Koinonia Febbraio 2019


La voce di Frei Betto

 

RELAZIONE TRA FEDE E POLITICA

 

La fede e la politica hanno, in ultima analisi, lo stesso obiettivo: creare una società in cui tutti vivano con uguali diritti e uguali opportunità e senza rivalità di classe.

È vero che entrambe si propongono di migliorare la convivenza sociale, tuttavia esse possono essere usate anche per dominare, come la fede dei farisei o la politica degli oppressori.

La fede è un atto mediante il quale l’essere umano si pone di fronte al mistero di Dio.

La politica è uno strumento per la costruzione di una società basata sulla giustizia e la libertà; si impegna per qualcosa che non riguarda particolarmente la fede, ad esempio le strategie per realizzare il bene comune.

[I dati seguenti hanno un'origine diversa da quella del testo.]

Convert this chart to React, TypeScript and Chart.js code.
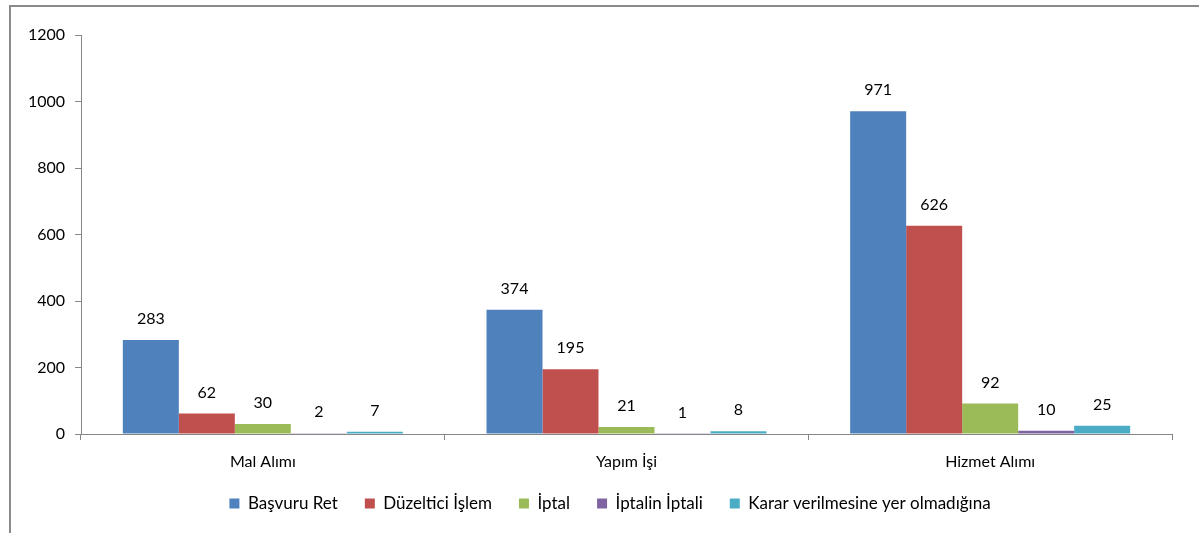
import React, { useEffect, useRef } from "react";
import { Chart, registerables } from "chart.js";

Chart.register(...registerables);

const categories = ["Mal Alımı", "Yapım İşi", "Hizmet Alımı"];
const seriesNames = ["Başvuru Ret", "Düzeltici İşlem", "İptal", "İptalin İptali", "Karar verilmesine yer olmadığına"];
const basvuruRet = [283, 374, 971];
const duzelticiIslem = [62, 195, 626];
const iptal = [30, 21, 92];
const iptalinIptali = [2, 1, 10];
const kararVerilmesine = [7, 8, 25];
const colors = ["#4F81BD", "#C0504D", "#9BBB59", "#8064A2", "#4BACC6"];
const yTicks = [0, 200, 400, 600, 800, 1000, 1200];

const FONT = "Lato, 'Open Sans', sans-serif";

const valueLabels = {
  id: "valueLabels",
  afterDatasetsDraw(chart: any) {
    const ctx = chart.ctx;
    ctx.save();
    ctx.font = `16px ${FONT}`;
    ctx.fillStyle = "#000";
    ctx.textAlign = "center";
    ctx.textBaseline = "middle";
    chart.data.datasets.forEach((ds: any, i: number) => {
      const meta = chart.getDatasetMeta(i);
      meta.data.forEach((bar: any, j: number) => {
        ctx.fillText(String(ds.data[j]), bar.x, bar.y - 21);
      });
    });
    ctx.restore();
  },
};

const legendShift = {
  id: "legendShift",
  afterLayout(chart: any) {
    const lg = chart.legend;
    if (!lg) return;
    lg.left += 24;
    lg.right += 24;
    lg.top -= 4;
    lg.bottom -= 4;
  },
};

export default function App() {
  const ref = useRef<HTMLCanvasElement>(null);
  useEffect(() => {
    const allData = [basvuruRet, duzelticiIslem, iptal, iptalinIptali, kararVerilmesine];
    const chart = new Chart(ref.current!, {
      type: "bar",
      data: {
        labels: categories,
        datasets: allData.map((d, i) => ({
          label: seriesNames[i],
          data: d,
          backgroundColor: colors[i],
          borderWidth: 0,
          categoryPercentage: 0.77,
          barPercentage: 1,
        })),
      },
      options: {
        animation: false,
        responsive: false,
        maintainAspectRatio: false,
        layout: { padding: { left: 0, right: 27, top: 35, bottom: 7 } },
        plugins: {
          legend: {
            position: "bottom",
            labels: {
              boxWidth: 10,
              boxHeight: 10,
              padding: 27,
              color: "#000",
              font: { family: FONT, size: 17 },
            },
          },
          tooltip: { enabled: false },
        },
        scales: {
          x: {
            grid: { drawOnChartArea: false, drawTicks: true, tickLength: 6, color: "#868686", offset: true },
            border: { color: "#868686", width: 1 },
            ticks: { color: "#000", font: { family: FONT, size: 16 }, padding: 12, autoSkip: false, maxRotation: 0 },
            afterFit: (s: any) => { s.height = 38; },
          },
          y: {
            min: 0,
            max: 1200,
            afterBuildTicks: (s: any) => { s.ticks = yTicks.map((v) => ({ value: v })); },
            grid: { drawOnChartArea: false, drawTicks: true, tickLength: 6, color: "#868686" },
            border: { color: "#868686", width: 1 },
            ticks: { color: "#000", font: { family: FONT, size: 16 }, padding: 10, callback: (v: any) => String(v) },
            afterFit: (s: any) => { s.width = 81; },
          },
        },
      },
      plugins: [valueLabels, legendShift],
    });
    return () => chart.destroy();
  }, []);
  return (
    <div style={{ position: "fixed", left: 0, top: 0, width: 1199, height: 533, background: "#fff", overflow: "hidden" }}>
      <div style={{ position: "absolute", left: 9, top: 5, width: 1300, height: 600, borderLeft: "2px solid #8a8a8a", borderTop: "2px solid #8a8a8a" }} />
      <canvas ref={ref} width={1199} height={533} style={{ position: "absolute", left: 0, top: 0 }} />
    </div>
  );
}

Vivere la fede  è necessariamente un fatto politico:  in cielo non c’è la fede, che viene vissuta in una comunità politicamente caratterizzata. Quando una comunità religiosa sostiene di occuparsi solo di religione, non sa quel che dice, o mente per coprire con la fede i suoi veri interessi politici. Ogni comunità apparentemente apolitica non fa altro che favorire la politica dominante, anche se ingiusta.

A causa della sua fede Gesù è morto come prigioniero politico. E come Gesù, il cristiano deve vivere la sua fede nell’impegno con i più poveri. Qualunque sia il modo in cui il cristiano vive il suo impegno evangelico, esso avrà sempre delle conseguenze politiche: può favorire le disuguaglianze sociali o contribuire a sradicarle.

Il Concilio Vaticano II ha riconosciuto l’autonomia della politica. Può farla bene anche chi non ha fede e non sempre chi crede fa una buona politica.

Un ateo può fare una politica giusta, favorevole alla maggioranza della popolazione, mentre ci sono molti cristiani corrotti che attraverso la politica cercano solo profitti personali.

È un controsenso parlare di politica “cristiana”. La politica non deve mai essere confessionale . Essa rappresenta le aspirazioni di credenti e non credenti; deve essere giusta, democratica, nell’interesse della maggioranza. Una tale politica inevitabilmente conterrà i valori della fede, come la liberazione dei poveri e la costruzione di una società senza disuguaglianze.

La fede non ha le ricette per risolvere i problemi di un’amministrazione, come il debito pubblico, la sicurezza sociale o il miglioramento del sistema sanitario; questo è compito della politica. La fede esprime il senso della politica: assicurare una vita dignitosa a tutti. Come farlo dipende dalla politica: se è ingiusta, molti saranno privati delle condizioni minime per aspirare a ottenere dignità e felicità.

Fede e politica sono istanze diverse, che si completano nella vita pratica. Una richiede la partecipazione ad una comunità religiosa per poter crescere; l’altra, l’attenzione alle richieste del popolo e la conoscenza dei problemi sociali per poter intervenire adeguatamente.

 

La politica deve fondarsi su principi che, in generale, coincidono con la religione: i diritti degli esclusi, la vita per tutti, la condivisione dei beni, il potere come servizio ecc. Senza questi valori, i politici diventano solo “politicanti” e la corruzione induce a privilegiare gli interessi personali o corporativi a scapito di quelli sociali e collettivi.

Questo non significa che si debba fare politica in nome della fede. La si deve fare in nome dell’amore, della verità e della giustizia. Ciò che importa è il bene comune, non gli interessi di alcuni settori religiosi. Gesù non è venuto nel mondo per fondare una religione. È venuto perché “tutti abbiano vita, e vita in abbondanza” (Gv 10,10).